◆ PROVIDED DATA:
···
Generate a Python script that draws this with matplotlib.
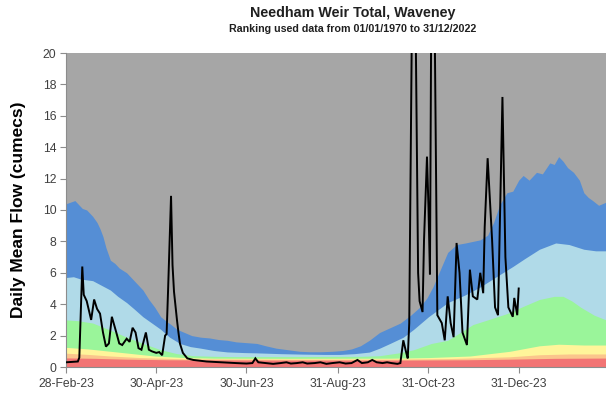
import numpy as np
import matplotlib
matplotlib.use("Agg")
import matplotlib.pyplot as plt
import matplotlib.dates as mdates

plt.rcParams['font.family'] = ['Liberation Sans', 'DejaVu Sans']

START = np.datetime64('2023-02-28')
END = np.datetime64('2024-02-28')

# Historical flow-duration bands (upper edge of each band, cumecs), by day offset from START
blue_days = [0, 3, 6, 8, 11, 14, 18, 21, 23, 25, 27, 30, 33, 36, 41, 45, 48, 52, 56, 60, 64, 68, 71,
             75, 80, 85, 91, 97, 103, 109, 115, 122, 129, 135, 142, 150, 158, 165, 172, 180, 187,
             193, 199, 205, 212, 219, 226, 233, 239, 244, 248, 253, 258, 264, 270, 275, 280, 285,
             289, 293, 298, 302, 306, 309, 313, 318, 322, 327, 330, 333, 336, 339, 343, 347, 350,
             353, 356, 360, 365]
blue_top = [10.4, 10.5, 10.6, 10.4, 10.1, 10.0, 9.6, 9.2, 8.8, 8.3, 7.6, 6.8, 6.6, 6.3, 6.0, 5.6,
            5.3, 4.9, 4.3, 3.8, 3.2, 2.9, 2.7, 2.4, 2.2, 2.0, 1.9, 1.85, 1.75, 1.7, 1.6, 1.55, 1.5,
            1.35, 1.2, 1.1, 1.0, 0.97, 0.97, 1.0, 1.05, 1.15, 1.35, 1.7, 2.2, 2.5, 2.8, 3.3, 3.8,
            4.4, 5.1, 6.2, 7.3, 7.8, 7.9, 8.0, 8.1, 8.4, 9.2, 10.3, 11.1, 11.2, 11.9, 12.2, 11.9,
            12.4, 12.3, 13.0, 12.9, 13.4, 13.1, 12.7, 12.4, 11.9, 11.1, 10.8, 10.6, 10.3, 10.5]

lblue_days = [0, 5, 10, 18, 24, 30, 35, 41, 46, 52, 58, 64, 70, 77, 84, 91, 100, 109, 120, 129,
              145, 160, 175, 185, 195, 205, 212, 219, 228, 235, 245, 258, 270, 280, 290, 302, 310,
              320, 331, 340, 350, 358, 365]
lblue_top = [5.7, 5.75, 5.6, 5.5, 5.2, 4.9, 4.5, 4.1, 3.7, 3.2, 2.8, 2.4, 1.9, 1.5, 1.3, 1.2, 1.05,
             0.96, 0.92, 0.9, 0.85, 0.82, 0.8, 0.8, 0.85, 0.95, 1.2, 1.5, 1.9, 2.4, 3.2, 4.1, 4.6,
             5.1, 5.7, 6.4, 6.9, 7.5, 7.9, 7.8, 7.5, 7.4, 7.4]

green_days = [0, 8, 18, 30, 41, 52, 64, 75, 86, 100, 115, 150, 200, 212, 225, 235, 247, 258, 270,
              275, 285, 298, 310, 320, 330, 336, 342, 348, 357, 365]
green_top = [3.0, 2.95, 2.8, 2.35, 1.9, 1.5, 1.1, 0.85, 0.72, 0.68, 0.66, 0.66, 0.68, 0.72, 0.9,
             1.1, 1.5, 1.7, 2.4, 2.7, 3.0, 3.4, 3.9, 4.3, 4.5, 4.5, 4.2, 3.8, 3.3, 3.0]

yellow_days = [0, 15, 30, 45, 60, 80, 100, 150, 220, 245, 273, 300, 320, 333, 350, 365]
yellow_top = [1.25, 1.15, 1.0, 0.85, 0.7, 0.6, 0.56, 0.55, 0.56, 0.6, 0.7, 1.0, 1.35, 1.45, 1.4, 1.4]

orange_days = [0, 15, 30, 50, 80, 150, 220, 260, 300, 320, 340, 365]
orange_top = [0.88, 0.8, 0.7, 0.6, 0.52, 0.5, 0.5, 0.54, 0.65, 0.78, 0.83, 0.83]

red_days = [0, 20, 40, 70, 150, 220, 270, 300, 330, 365]
red_top = [0.58, 0.55, 0.5, 0.46, 0.44, 0.44, 0.46, 0.5, 0.55, 0.57]

# Observed daily mean flow, 2023 (cumecs)
flow_days = [0, 8, 9, 11, 12, 14, 17, 19, 21, 23, 25, 27, 29, 31, 34, 36, 38, 41, 43, 45, 47, 49,
             51, 54, 56, 58, 61, 63, 65, 67, 68, 69, 71, 72, 73, 75, 76, 77, 79, 82, 86, 95, 105,
             115, 122, 126, 128, 130, 135, 140, 145, 149, 152, 156, 160, 163, 168, 172, 176, 180,
             185, 189, 193, 197, 200, 204, 207, 210, 214, 217, 220, 224, 226, 228, 230, 231, 232,
             234, 235, 236, 238, 239, 241, 242, 244, 245, 246, 247, 248, 249, 251, 254, 256, 258,
             260, 262, 264, 266, 268, 271, 273, 275, 278, 280, 282, 283, 285, 288, 290, 292, 295,
             297, 299, 302, 303, 305, 306]
flow = [0.3, 0.35, 0.6, 6.4, 4.6, 4.2, 3.0, 4.3, 3.7, 3.4, 2.2, 1.3, 1.5, 3.2, 2.2, 1.5, 1.4, 1.8,
        1.6, 2.5, 2.2, 1.2, 1.1, 2.2, 1.1, 1.0, 0.9, 0.95, 0.75, 2.0, 2.1, 4.9, 10.9, 6.5, 4.8,
        3.0, 2.2, 1.5, 0.9, 0.55, 0.45, 0.35, 0.3, 0.25, 0.22, 0.25, 0.55, 0.3, 0.25, 0.2, 0.25,
        0.3, 0.22, 0.25, 0.3, 0.22, 0.25, 0.3, 0.2, 0.25, 0.3, 0.22, 0.25, 0.45, 0.25, 0.3, 0.45,
        0.3, 0.25, 0.3, 0.25, 0.2, 0.25, 1.7, 0.9, 0.55, 2.8, 24.0, 30.0, 25.0, 6.0, 4.2, 3.5, 8.1,
        13.4, 10.2, 5.9, 25.0, 32.0, 24.0, 3.3, 2.8, 1.7, 4.5, 2.8, 1.9, 7.9, 6.0, 2.2, 1.4, 6.2,
        4.5, 4.3, 6.0, 4.7, 8.9, 13.3, 8.1, 3.8, 3.3, 17.2, 7.0, 3.8, 3.2, 4.4, 3.3, 5.0]

y_ticks = [0, 2, 4, 6, 8, 10, 12, 14, 16, 18, 20]
x_tick_dates = ['2023-02-28', '2023-04-30', '2023-06-30', '2023-08-31', '2023-10-31', '2023-12-31']

band_colors = {
    'above': '#A6A6A6',
    'blue': '#558ED5',
    'lblue': '#B0DAE8',
    'green': '#9AF59A',
    'yellow': '#FFF59A',
    'orange': '#FBC58C',
    'red': '#F27474',
}


def to_dates(days):
    return START + np.array(days, dtype='timedelta64[D]')


fig = plt.figure(figsize=(6.06, 3.96), dpi=100)
ax = fig.add_axes([66 / 606, 1 - 367 / 396, 540 / 606, 314 / 396])
ax.set_facecolor(band_colors['above'])

bands = [
    (blue_days, blue_top, 'blue'),
    (lblue_days, lblue_top, 'lblue'),
    (green_days, green_top, 'green'),
    (yellow_days, yellow_top, 'yellow'),
    (orange_days, orange_top, 'orange'),
    (red_days, red_top, 'red'),
]
for days, top, key in bands:
    ax.fill_between(to_dates(days), 0, top, color=band_colors[key], linewidth=0, zorder=1)

ax.plot(to_dates(flow_days), flow, color='black', linewidth=1.4, zorder=3,
        solid_joinstyle='miter')

ax.set_xlim(START, END)
ax.set_ylim(0, 20)
ax.set_yticks(y_ticks)
ax.set_xticks([np.datetime64(d) for d in x_tick_dates])
ax.xaxis.set_major_formatter(mdates.DateFormatter('%d-%b-%y'))

for side in ('top', 'right'):
    ax.spines[side].set_visible(False)
for side in ('left', 'bottom'):
    ax.spines[side].set_color('#8C8C8C')
    ax.spines[side].set_linewidth(0.8)
ax.tick_params(axis='both', direction='out', length=4, width=0.8, color='#8C8C8C',
               labelsize=8.7, labelcolor='#404040')
ax.tick_params(axis='y', pad=3)
ax.tick_params(axis='x', pad=4)

ax.set_ylabel('Daily Mean Flow (cumecs)', fontsize=12.5, fontweight='bold')
ax.yaxis.set_label_coords(-0.074, 0.5)

fig.text(353 / 606, 1 - 13 / 396, 'Needham Weir Total, Waveney', ha='center', va='center',
         fontsize=10.3, fontweight='bold', color='#202020')
fig.text(353 / 606, 1 - 29 / 396, 'Ranking used data from 01/01/1970 to 31/12/2022',
         ha='center', va='center', fontsize=7.7, fontweight='bold', color='#202020')

fig.savefig('out.png', dpi=100)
···
Skip the pictures, please, and transcribe only the lines from the beginning of the material through the one that contains "10.6, 10.3, 10.5]".

◆ TASK SOLUTION:
Generate a Python script that draws this with matplotlib.
import numpy as np
import matplotlib
matplotlib.use("Agg")
import matplotlib.pyplot as plt
import matplotlib.dates as mdates

plt.rcParams['font.family'] = ['Liberation Sans', 'DejaVu Sans']

START = np.datetime64('2023-02-28')
END = np.datetime64('2024-02-28')

# Historical flow-duration bands (upper edge of each band, cumecs), by day offset from START
blue_days = [0, 3, 6, 8, 11, 14, 18, 21, 23, 25, 27, 30, 33, 36, 41, 45, 48, 52, 56, 60, 64, 68, 71,
             75, 80, 85, 91, 97, 103, 109, 115, 122, 129, 135, 142, 150, 158, 165, 172, 180, 187,
             193, 199, 205, 212, 219, 226, 233, 239, 244, 248, 253, 258, 264, 270, 275, 280, 285,
             289, 293, 298, 302, 306, 309, 313, 318, 322, 327, 330, 333, 336, 339, 343, 347, 350,
             353, 356, 360, 365]
blue_top = [10.4, 10.5, 10.6, 10.4, 10.1, 10.0, 9.6, 9.2, 8.8, 8.3, 7.6, 6.8, 6.6, 6.3, 6.0, 5.6,
            5.3, 4.9, 4.3, 3.8, 3.2, 2.9, 2.7, 2.4, 2.2, 2.0, 1.9, 1.85, 1.75, 1.7, 1.6, 1.55, 1.5,
            1.35, 1.2, 1.1, 1.0, 0.97, 0.97, 1.0, 1.05, 1.15, 1.35, 1.7, 2.2, 2.5, 2.8, 3.3, 3.8,
            4.4, 5.1, 6.2, 7.3, 7.8, 7.9, 8.0, 8.1, 8.4, 9.2, 10.3, 11.1, 11.2, 11.9, 12.2, 11.9,
            12.4, 12.3, 13.0, 12.9, 13.4, 13.1, 12.7, 12.4, 11.9, 11.1, 10.8, 10.6, 10.3, 10.5]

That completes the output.